* Stated exercise:
Copy word for word the lines in the records below, starting at the line with "Clone this chart in Plotly." and ending at the line with "import plotly.graph_objects as go". Skip the pictures.

* Extracted data:
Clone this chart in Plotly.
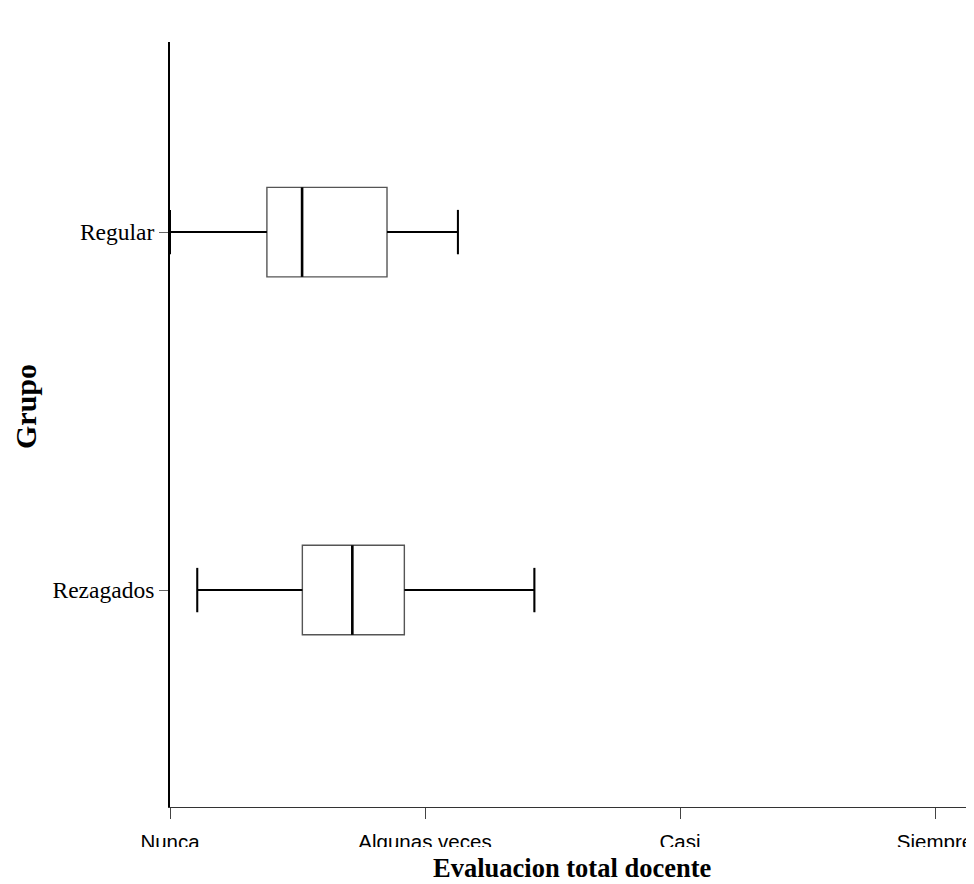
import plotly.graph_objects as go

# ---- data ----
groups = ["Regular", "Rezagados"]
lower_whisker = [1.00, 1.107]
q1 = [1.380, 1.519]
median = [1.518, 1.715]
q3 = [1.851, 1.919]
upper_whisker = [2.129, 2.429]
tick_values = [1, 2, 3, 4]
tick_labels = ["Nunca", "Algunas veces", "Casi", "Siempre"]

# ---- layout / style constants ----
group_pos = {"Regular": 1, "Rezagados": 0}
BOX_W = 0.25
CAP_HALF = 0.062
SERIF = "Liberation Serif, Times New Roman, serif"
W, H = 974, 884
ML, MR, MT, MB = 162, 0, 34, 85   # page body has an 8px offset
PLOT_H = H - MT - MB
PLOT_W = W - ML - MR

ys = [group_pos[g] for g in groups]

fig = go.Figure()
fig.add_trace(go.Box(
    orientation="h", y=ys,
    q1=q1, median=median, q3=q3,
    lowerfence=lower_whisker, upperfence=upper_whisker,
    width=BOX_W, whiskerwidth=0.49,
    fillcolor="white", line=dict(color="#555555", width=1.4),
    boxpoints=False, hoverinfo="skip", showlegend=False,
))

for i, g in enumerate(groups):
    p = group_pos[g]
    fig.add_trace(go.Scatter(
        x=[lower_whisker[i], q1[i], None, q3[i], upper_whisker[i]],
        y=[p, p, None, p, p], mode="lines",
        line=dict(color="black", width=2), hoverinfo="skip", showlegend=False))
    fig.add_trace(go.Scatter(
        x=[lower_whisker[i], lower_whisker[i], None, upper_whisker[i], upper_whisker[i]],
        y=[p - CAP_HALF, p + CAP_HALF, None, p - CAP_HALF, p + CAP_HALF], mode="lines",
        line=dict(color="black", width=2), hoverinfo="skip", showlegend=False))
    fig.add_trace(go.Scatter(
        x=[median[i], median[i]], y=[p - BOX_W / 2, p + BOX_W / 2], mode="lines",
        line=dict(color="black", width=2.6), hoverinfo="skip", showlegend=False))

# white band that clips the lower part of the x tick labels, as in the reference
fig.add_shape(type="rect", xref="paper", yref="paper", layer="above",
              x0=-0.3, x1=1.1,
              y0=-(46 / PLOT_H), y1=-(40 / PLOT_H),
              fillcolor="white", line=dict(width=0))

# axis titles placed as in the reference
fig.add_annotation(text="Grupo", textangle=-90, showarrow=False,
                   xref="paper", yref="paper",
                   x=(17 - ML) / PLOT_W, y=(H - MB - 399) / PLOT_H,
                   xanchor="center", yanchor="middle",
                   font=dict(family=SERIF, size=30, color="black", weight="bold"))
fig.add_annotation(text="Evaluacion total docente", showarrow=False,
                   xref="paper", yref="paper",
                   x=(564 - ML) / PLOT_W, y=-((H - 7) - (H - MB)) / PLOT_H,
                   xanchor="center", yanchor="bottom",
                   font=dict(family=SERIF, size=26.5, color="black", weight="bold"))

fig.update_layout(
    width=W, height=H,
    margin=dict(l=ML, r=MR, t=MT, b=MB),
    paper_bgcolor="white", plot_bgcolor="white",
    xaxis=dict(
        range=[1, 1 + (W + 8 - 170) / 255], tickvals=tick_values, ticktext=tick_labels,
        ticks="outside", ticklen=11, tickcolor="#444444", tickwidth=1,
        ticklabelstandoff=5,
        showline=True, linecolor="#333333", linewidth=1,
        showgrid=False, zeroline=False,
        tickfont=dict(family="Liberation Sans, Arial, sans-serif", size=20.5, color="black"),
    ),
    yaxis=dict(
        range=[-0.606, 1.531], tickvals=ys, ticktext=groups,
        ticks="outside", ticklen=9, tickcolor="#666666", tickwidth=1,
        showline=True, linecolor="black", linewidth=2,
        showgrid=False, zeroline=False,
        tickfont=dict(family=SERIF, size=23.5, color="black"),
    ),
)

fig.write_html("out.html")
* * *
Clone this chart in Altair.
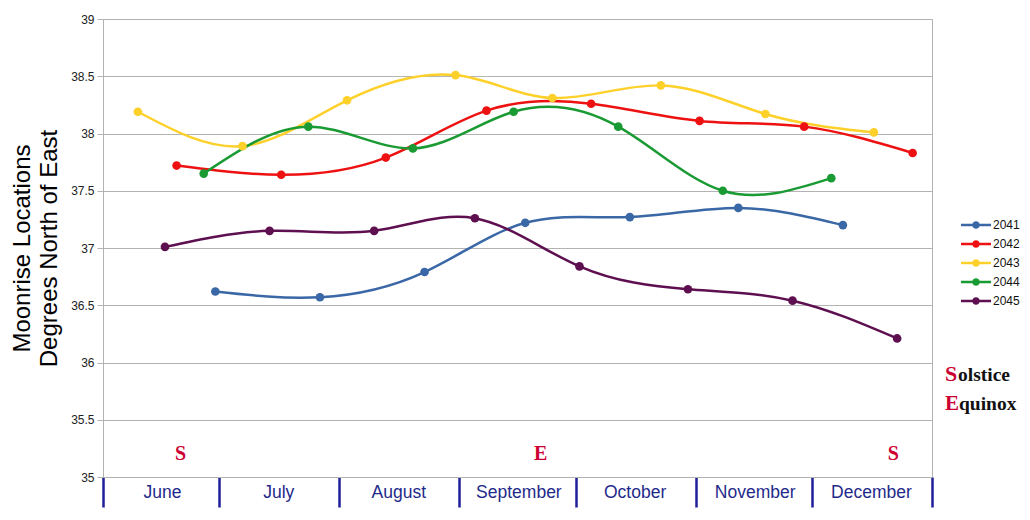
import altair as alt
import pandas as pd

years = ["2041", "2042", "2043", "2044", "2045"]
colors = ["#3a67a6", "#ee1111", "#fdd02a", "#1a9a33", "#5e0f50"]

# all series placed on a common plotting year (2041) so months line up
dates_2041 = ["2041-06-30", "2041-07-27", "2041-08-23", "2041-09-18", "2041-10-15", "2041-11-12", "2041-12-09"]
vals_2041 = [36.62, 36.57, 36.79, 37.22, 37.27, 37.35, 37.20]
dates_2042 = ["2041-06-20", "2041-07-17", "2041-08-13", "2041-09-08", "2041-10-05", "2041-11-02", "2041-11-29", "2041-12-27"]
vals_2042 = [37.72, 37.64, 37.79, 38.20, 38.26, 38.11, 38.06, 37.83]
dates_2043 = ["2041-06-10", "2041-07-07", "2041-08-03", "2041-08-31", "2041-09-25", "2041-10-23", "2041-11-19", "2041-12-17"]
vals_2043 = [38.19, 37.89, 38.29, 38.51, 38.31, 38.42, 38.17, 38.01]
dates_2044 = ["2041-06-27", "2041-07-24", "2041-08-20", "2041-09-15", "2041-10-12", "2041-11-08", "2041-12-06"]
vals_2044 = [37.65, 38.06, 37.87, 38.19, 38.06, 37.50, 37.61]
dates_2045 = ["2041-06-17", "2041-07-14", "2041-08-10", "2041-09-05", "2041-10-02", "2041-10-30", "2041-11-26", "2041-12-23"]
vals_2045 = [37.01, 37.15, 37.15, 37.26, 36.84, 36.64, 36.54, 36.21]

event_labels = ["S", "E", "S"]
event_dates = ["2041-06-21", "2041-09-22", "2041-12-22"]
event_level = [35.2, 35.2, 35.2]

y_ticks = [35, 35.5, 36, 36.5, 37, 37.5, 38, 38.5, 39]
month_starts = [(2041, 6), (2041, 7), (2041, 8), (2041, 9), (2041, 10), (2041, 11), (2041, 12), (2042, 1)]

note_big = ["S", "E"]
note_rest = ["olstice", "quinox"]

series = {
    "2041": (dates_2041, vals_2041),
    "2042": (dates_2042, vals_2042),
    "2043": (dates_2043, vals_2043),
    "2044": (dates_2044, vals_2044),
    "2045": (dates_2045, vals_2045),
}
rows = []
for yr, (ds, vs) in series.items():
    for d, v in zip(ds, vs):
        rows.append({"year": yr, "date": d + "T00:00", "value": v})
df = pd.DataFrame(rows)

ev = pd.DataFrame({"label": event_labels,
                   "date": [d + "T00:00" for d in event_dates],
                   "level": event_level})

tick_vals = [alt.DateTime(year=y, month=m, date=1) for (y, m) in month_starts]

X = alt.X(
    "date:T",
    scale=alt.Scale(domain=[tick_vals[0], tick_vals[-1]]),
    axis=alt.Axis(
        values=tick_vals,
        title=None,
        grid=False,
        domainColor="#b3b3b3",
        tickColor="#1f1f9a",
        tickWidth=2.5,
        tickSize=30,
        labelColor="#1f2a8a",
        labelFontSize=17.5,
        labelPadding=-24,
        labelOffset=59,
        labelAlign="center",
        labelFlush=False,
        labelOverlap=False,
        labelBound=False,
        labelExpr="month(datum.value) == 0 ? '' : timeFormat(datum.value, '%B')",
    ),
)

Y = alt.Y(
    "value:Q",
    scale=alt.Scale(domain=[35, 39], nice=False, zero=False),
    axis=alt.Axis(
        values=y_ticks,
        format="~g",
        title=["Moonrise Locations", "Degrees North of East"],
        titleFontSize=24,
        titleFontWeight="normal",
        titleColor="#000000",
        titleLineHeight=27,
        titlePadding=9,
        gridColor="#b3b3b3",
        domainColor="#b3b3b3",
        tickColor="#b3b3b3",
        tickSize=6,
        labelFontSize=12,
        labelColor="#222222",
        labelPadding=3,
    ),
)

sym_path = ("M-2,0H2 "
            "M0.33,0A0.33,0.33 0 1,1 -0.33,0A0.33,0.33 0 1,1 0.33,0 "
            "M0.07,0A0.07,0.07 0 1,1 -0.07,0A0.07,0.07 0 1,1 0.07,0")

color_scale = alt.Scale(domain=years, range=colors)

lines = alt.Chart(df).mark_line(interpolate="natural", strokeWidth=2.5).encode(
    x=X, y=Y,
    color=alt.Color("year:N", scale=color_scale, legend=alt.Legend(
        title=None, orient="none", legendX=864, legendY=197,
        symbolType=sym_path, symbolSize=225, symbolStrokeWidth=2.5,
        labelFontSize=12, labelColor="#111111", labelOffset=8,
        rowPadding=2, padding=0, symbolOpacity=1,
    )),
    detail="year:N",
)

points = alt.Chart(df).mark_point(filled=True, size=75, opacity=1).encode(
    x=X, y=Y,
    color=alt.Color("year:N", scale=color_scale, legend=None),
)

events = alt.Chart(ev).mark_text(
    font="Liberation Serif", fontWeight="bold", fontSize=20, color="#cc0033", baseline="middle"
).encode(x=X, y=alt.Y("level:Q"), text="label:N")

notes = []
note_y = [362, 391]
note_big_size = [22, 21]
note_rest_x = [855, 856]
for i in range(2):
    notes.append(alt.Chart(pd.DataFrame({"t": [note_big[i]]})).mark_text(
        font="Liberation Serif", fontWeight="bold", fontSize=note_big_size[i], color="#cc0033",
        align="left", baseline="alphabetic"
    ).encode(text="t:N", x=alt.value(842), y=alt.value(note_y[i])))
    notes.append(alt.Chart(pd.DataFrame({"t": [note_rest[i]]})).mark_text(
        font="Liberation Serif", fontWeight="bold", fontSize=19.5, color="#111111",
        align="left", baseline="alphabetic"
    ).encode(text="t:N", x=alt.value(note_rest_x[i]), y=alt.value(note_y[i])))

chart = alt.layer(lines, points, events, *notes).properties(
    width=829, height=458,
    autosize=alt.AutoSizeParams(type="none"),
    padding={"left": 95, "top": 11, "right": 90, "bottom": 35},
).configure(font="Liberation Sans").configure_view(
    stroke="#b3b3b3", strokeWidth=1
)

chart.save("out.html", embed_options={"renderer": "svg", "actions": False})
---
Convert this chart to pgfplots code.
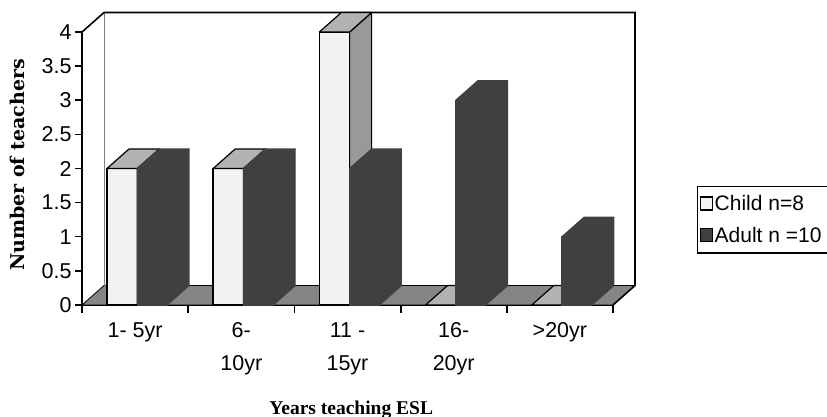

* Reply to the exercise:
Clone this chart in Plotly.
import plotly.graph_objects as go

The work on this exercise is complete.